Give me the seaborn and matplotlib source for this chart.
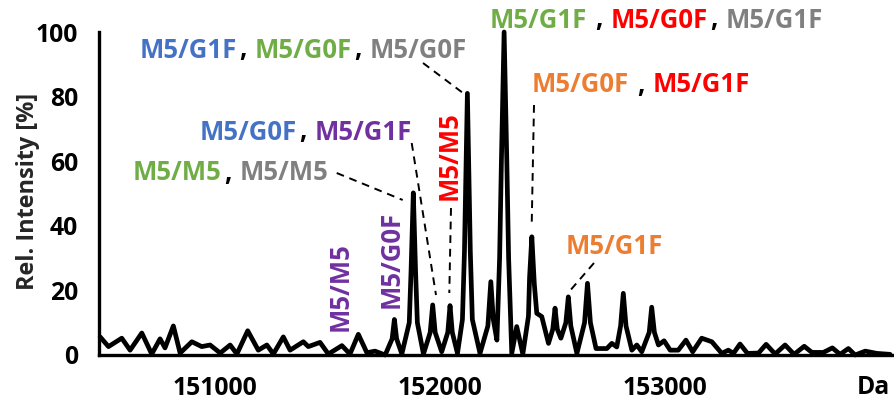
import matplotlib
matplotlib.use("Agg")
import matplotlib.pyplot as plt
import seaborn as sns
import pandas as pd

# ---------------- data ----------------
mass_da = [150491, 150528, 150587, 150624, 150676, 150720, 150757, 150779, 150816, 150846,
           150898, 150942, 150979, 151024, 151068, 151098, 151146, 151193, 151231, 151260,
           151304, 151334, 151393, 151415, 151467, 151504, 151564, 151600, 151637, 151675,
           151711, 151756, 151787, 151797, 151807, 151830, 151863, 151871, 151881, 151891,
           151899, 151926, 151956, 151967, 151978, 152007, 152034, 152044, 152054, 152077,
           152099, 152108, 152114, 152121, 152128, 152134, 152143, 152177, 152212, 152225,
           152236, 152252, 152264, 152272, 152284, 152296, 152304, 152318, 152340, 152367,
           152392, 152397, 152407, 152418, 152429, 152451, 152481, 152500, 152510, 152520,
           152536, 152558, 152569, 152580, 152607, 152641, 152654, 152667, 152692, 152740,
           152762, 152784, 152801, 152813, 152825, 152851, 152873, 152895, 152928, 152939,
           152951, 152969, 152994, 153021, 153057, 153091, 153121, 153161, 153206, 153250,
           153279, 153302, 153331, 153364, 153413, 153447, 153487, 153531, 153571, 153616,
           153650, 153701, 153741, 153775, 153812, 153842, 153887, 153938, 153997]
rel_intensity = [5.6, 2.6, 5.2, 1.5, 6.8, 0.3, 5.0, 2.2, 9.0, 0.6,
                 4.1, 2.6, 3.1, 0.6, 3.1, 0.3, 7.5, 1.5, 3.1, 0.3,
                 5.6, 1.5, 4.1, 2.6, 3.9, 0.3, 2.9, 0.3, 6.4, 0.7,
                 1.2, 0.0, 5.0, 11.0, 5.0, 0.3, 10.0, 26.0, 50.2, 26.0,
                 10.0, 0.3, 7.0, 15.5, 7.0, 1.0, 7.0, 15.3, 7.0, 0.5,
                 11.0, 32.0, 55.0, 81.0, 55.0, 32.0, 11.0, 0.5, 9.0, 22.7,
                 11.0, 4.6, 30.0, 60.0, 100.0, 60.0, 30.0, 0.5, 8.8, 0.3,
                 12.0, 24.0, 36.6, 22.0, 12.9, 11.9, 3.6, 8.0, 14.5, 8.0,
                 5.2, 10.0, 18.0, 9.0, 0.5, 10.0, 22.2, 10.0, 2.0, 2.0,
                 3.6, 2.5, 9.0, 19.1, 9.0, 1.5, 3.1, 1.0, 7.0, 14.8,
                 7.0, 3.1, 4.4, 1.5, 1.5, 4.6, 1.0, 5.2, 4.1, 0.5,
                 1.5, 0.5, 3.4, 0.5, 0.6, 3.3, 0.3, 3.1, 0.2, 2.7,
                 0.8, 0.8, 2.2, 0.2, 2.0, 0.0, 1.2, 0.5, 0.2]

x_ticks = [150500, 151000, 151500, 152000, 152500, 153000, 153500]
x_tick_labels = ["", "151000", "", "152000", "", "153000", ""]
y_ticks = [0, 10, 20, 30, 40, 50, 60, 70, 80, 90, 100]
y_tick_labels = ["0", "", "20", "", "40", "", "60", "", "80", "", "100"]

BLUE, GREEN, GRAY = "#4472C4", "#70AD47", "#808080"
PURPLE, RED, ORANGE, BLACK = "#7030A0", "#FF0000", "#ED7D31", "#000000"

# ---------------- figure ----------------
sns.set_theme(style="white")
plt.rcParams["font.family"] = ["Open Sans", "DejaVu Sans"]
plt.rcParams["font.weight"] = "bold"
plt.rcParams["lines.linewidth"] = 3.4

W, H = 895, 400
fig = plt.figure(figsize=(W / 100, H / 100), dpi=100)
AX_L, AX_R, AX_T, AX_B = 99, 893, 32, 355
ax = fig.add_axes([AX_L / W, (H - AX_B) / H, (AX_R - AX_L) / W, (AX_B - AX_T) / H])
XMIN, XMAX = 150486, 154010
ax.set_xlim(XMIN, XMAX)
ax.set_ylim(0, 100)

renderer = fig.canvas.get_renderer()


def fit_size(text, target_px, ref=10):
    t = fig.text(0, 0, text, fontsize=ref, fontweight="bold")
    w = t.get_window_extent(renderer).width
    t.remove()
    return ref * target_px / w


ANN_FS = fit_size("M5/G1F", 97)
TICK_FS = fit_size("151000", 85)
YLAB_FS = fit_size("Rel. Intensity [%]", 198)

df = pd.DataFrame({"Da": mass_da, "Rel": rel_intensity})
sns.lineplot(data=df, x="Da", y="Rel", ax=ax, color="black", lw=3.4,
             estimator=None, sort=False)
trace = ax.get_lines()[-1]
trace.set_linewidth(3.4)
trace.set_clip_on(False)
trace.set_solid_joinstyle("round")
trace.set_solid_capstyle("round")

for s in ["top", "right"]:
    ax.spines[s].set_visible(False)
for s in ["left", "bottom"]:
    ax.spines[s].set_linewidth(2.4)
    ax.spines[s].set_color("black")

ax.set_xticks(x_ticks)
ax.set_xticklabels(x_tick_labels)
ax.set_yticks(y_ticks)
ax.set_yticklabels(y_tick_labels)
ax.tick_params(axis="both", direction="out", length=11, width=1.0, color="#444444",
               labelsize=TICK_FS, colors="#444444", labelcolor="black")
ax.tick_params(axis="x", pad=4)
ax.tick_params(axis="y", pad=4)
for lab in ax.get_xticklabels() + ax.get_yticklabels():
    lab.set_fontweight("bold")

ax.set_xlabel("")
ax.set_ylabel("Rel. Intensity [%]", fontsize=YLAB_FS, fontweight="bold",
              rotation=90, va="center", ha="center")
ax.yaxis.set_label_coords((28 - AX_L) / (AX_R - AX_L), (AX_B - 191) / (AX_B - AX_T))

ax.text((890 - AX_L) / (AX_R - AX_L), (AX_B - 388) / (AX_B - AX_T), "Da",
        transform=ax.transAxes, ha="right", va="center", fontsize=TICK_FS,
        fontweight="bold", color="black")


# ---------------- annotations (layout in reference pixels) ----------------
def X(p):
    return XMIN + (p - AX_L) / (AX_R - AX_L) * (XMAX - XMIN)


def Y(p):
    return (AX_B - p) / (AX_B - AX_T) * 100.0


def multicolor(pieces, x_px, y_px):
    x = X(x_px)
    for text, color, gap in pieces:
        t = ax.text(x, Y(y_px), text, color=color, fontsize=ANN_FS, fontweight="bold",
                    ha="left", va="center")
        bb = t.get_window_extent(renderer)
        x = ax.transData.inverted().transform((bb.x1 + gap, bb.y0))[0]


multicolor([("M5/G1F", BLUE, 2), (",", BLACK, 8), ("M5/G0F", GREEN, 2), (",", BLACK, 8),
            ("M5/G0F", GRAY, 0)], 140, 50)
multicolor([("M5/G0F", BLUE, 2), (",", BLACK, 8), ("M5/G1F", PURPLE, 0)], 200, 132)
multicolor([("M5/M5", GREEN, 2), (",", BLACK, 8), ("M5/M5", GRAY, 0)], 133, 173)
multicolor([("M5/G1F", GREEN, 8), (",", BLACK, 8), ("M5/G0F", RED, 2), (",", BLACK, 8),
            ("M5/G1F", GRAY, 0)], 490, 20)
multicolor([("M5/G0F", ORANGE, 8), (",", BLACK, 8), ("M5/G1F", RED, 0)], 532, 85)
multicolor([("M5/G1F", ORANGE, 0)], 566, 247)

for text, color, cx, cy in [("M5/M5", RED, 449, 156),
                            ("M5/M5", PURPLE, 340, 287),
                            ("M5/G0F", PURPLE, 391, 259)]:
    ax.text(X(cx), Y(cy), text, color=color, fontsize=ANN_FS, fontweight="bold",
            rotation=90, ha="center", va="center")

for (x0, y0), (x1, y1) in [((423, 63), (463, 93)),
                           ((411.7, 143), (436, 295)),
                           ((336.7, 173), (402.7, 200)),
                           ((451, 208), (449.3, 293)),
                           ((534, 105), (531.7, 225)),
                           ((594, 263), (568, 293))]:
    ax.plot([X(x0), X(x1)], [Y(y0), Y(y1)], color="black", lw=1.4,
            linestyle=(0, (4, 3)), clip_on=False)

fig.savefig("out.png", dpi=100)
• • • • • • •
■ **PROMPT**
Please reproduce the listing exactly from its opening line through the line that contains "import pandas as pd", both included, with all pictures omitted.

■ **SOLUTION TO THIS EXERCISE**
Give me the seaborn and matplotlib source for this chart.
import matplotlib
matplotlib.use("Agg")
import matplotlib.pyplot as plt
import seaborn as sns
import pandas as pd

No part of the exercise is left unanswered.